The five-hour journey to Mersing, a few hundred kilometres down the "North-South Highway" - a big modern motorway running the length of the peninsula - then east across the peninsula's spine, through hills and jungles and palm oil plantations, passed very pleasantly. When we arrived in the late afternoon, all the boats to the island had already left, and we were greeted by a tout of sorts, who offered to drive us to any hotel of our choosing for free, then pick us up the next day in time for the ferry, provided we bought our ferry ticket from his office. Since the price would have been the same regardless, we took him up on his offer, and ended up in a dingy flophouse; but since it was only for one night, it was no great hardship (actually, I wouldn't have minded had it been longer: I have considerably lower standards than M).

That evening we strolled round the little town, where we enjoyed some very pleasant food from an open-air Chinese restaurant offering chicken chops - which I'm now seeing everywhere - and then went for a beer at another restaurant. At the next table I espied our morose fellow-traveller, talking in French to a western guy. The westerner was trying to buy one cigarette, rather than a packet, from the waitress, who didn't understand what on earth he was asking. To be helpful, I offered him one of mine, and we fell into conversation.

They were sailors from a French naval vessel currently docked in Singapore. The crew were given ten days' shore leave - to stay in Singapore and sleep on the ship every night, or to other destinations in south-east Asia. Of the 200 crew, only Abdul and Thierry decided to go further afield, but they'd gone their separate ways, and had, rather amazingly, just bumped into each other that evening on the street in Mersing. We chatted for a good while about this and that in a mix of French and English - M is fluent in French, whereas I am fluent in "badly remembered O-level French". Abdul, an engineer, was born in the south-west of France, but his parents were Algerian, and despite his melancholic appearance, had a great smile when he chose to use it. Thierry, a ship's paramedic, was from Brittany, and was overflowing with enthusiasm for life. Neither of them wanted to remain in the navy once their term was up.

Thierry had played football with a bunch of Malaysian guys earlier in the day, and they were now in the restaurant drinking beer, so he went off to have a drink with them. At some point later, the aforementioned crazed individual came from the footballers' group, and joined the three of us who remained at our table. "Hello hello," he beamed, a youthful-looking guy with terrible teeth, probably in his thirties. "Welcome to Malaysia! Where you from?" So far so good - the usual questions. Then he started trying to pour his nasty, warm Special Brew into our lovely half-finished, ice-cold Tiger Beer glasses. We gently resisted. "US special forces in Mersing the other day," he said, a propos of nothing. "Ah, that's interesting," we replied.

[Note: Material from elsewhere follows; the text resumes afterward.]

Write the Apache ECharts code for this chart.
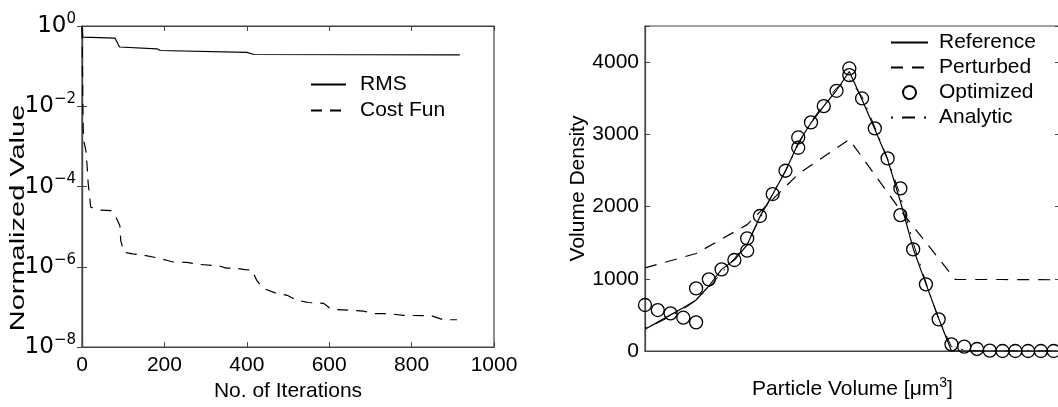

"What do you do for a living?" one of us asked, innocently. "I told you already," he replied,seemingly irritated. "Special forces." Then he turned to me. "I can go to England whenever I want."

"That's great," I said, mystified.

"Bristol."

"OK..."

"14 Para."

"Pardon?"

"You from England. You should know. 14 Para. Special forces."

Then the conversation took even more of a turn for the bizarre: "You're OK now. I'm protecting you." What from? "There are people in this town who want to kill you. Slit your throat." Er... which people? He motioned vaguely towards a halal restaurant, that was decidedly shut, and in darkness. "But don't worry. I'm protecting you. 14 Para. I kill." At this point he finally succeeded in sloshing horrible warm superstrength lager into our glasses. After enduring about an hour and a half of tedious, threatening gibberish, we were wondering how on earth we'd extricate ourselves from his drunken, and possibly drugged, company, without angering him, when thankfully his lift arrived. "I see you again!" he shouted. "Not if we see you first," we muttered under our breaths, and as he was driven off into the night, we poured our besmirched beers down the gutter.